In our first meeting (January 8th), Dr. Melissa Dale (Executive Director) led a lively discussion about Jung Chang’s Big Sister, Little Sister, Red Sister. The Soong sisters from Shanghai were the most famous women in China during the 20th century. Big Sister, Ei-ling, became one of China’s richest women. Red Sister, Ching-ling, married the ‘Father of China’, Sun Yat-sen, and would later become Mao’s vice-chair. Little Sister, May-ling, became Madame Chiang Kai-shek, first lady of Nationalist China. These women, living through a period of war, revolution, and great change in China, provided numerous topics for discussion ranging from the role of women, marriage, the Soong family’s connections with the US, and the challenges these women faced and overcame. We also learned more about the famous men in their lives, from husbands to lovers, and political rivals to allies. Dr. Dale’s presentation that accompanied the dialogue included rare historical photographs and videos that added color and context, helping attendees to visualize the lived experiences shown within this group biography of the Soong sisters. Attendees were intrigued by the careening trajectory between coldness and warmth, and how the sisters’ family relationships were complicated by the political divides of their time.

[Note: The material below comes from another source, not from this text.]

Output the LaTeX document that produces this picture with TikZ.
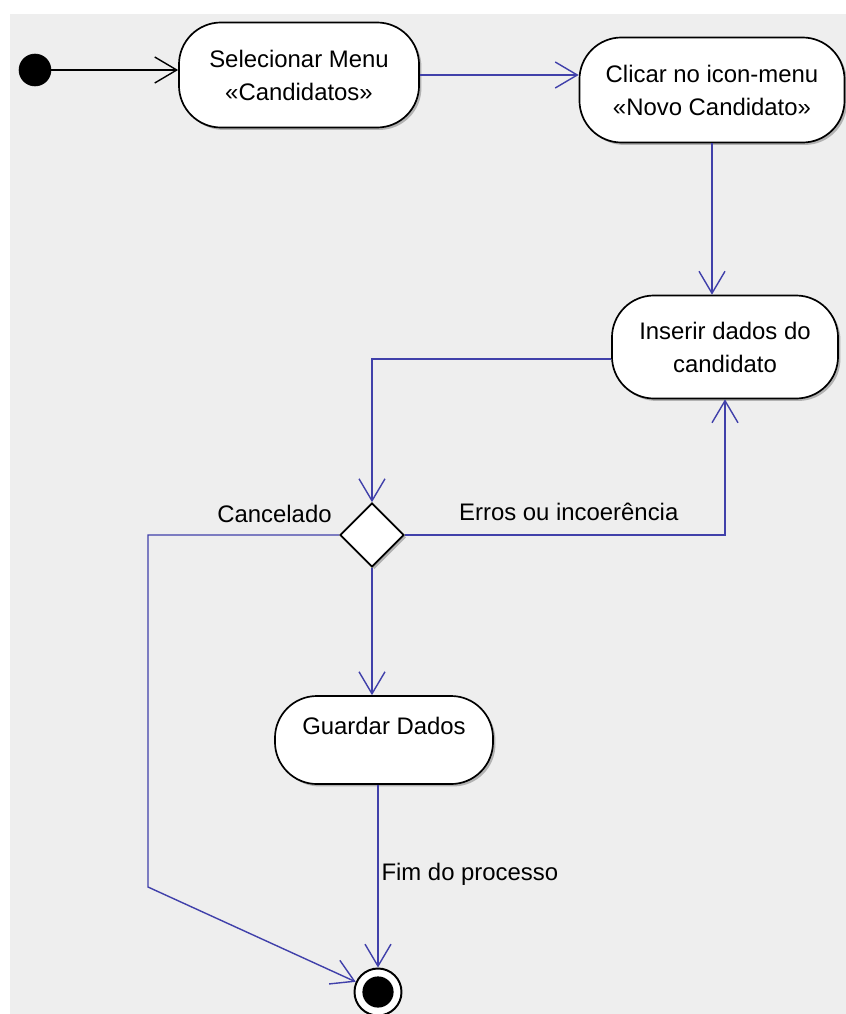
\documentclass[tikz,border=0pt]{standalone}
\usepackage{fontspec}
\setmainfont{Liberation Sans}
\usetikzlibrary{arrows.meta, shapes.geometric, shadows}

\definecolor{bggray}{RGB}{238,238,238}
\definecolor{flowblue}{RGB}{64,64,170}

\begin{document}
\begin{tikzpicture}[
	x=0.025cm, y=-0.025cm,
	activity/.style={rectangle, rounded corners=1.05cm, draw, line width=1.2pt, fill=white, align=center,
		font=\fontsize{17}{23.5}\selectfont,
		drop shadow={shadow xshift=0.06cm, shadow yshift=-0.06cm, opacity=0.25, fill=black}},
	decision/.style={diamond, draw, line width=1.2pt, fill=white, minimum width=1.6cm, minimum height=1.6cm, inner sep=0pt,
		drop shadow={shadow xshift=0.06cm, shadow yshift=-0.06cm, opacity=0.25, fill=black}},
	initnode/.style={circle, draw, fill=black, minimum size=0.8cm, inner sep=0pt},
	finalnode/.style={circle, draw, line width=1.4pt, fill=white, minimum size=1.175cm, inner sep=0pt,
		path picture={\fill[black] (path picture bounding box.center) circle (0.39cm);}},
	guard/.style={inner sep=2pt, font=\fontsize{17}{20}\selectfont},
	flow/.style={draw=flowblue, line width=1pt, -{Straight Barb[length=0.55cm, width=0.65cm]}}
	]
	
	% Background
	\fill[bggray] (10,14) rectangle (846,1014);
	\useasboundingbox (0,0) rectangle (846,1014);
	
	% Nodes
	\node[initnode] (start) at (35,70) {};
	\node[activity, minimum width=6cm, minimum height=2.625cm] (menu) at (299,75) {Selecionar Menu\\«Candidatos»};
	\node[activity, minimum width=6.625cm, minimum height=2.625cm] (novo) at (712,90) {Clicar no icon-menu\\«Novo Candidato»};
	\node[activity, minimum width=5.65cm, minimum height=2.575cm] (inserir) at (725,347) {Inserir dados do\\candidato};
	\node[decision] (check) at (372,535) {};
	\node[activity, minimum width=5.45cm, minimum height=2.2cm, text depth=19.5pt] (guardar) at (384,740) {Guardar Dados};
	\node[finalnode] (stop) at (378,992) {};
	\coordinate (corner) at (148,887);
	
	% Connections
	\draw[flow, draw=black] (start) -- (start -| menu.west);
	\draw[flow] (menu.east) -- (menu.east -| novo.west);
	\draw[flow] (novo.south) -- (novo.south |- inserir.north);
	\draw[flow] ([yshift=-0.3cm]inserir.west) -| (check.north);
	\draw[flow] (check.east) -| node[guard, pos=0.256, above=0.28cm] {Erros ou incoerência} (inserir.south);
	\draw[flow] (check.west) -| node[guard, pos=0, anchor=south east, xshift=-0.1cm, yshift=0.21cm] {Cancelado} (corner) -- (stop);
	\draw[flow] (check.south) -- (check.south |- guardar.north);
	\draw[flow] (guardar.south -| stop) -- node[guard, pos=0.49, right=0pt] {Fim do processo} (stop);
	
\end{tikzpicture}
\end{document}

In our second meeting (January 22nd), Dr. Andrea Lingenfelter (writer, award-winning literary translator, and adjunct faculty member at USF) invited participants to visit the world of literary translation and contemporary Hong Kong fiction. Dr. Lingenfelter led a conversation about a book she recently translated: Hon Lai-chu’s The Kite Family (2020). Within the text, we met a patient who escapes from an asylum to live as a mannequin in a store display; a man who transforms himself into a chair so people can sit on him; and a family that suffered from sudden onset obesity. These surrealist stories delved into the minds of Hong Kongers living on the brink of an incomprehensible reality. Characters in Hon Lai-chu’s stories provided participants with a myriad of fascinating scenes and situations to discuss. Attendees compared the book to Kafka, and found the frenetic and nightmarish style to be a reflection of the unchecked capitalism and political uncertainty in Hong Kong. Dr. Lingenfelter shed new light on the process of bringing this work into translation, guiding attendees through a close read of fun translation challenges, and answering attendee questions about her current translation projects.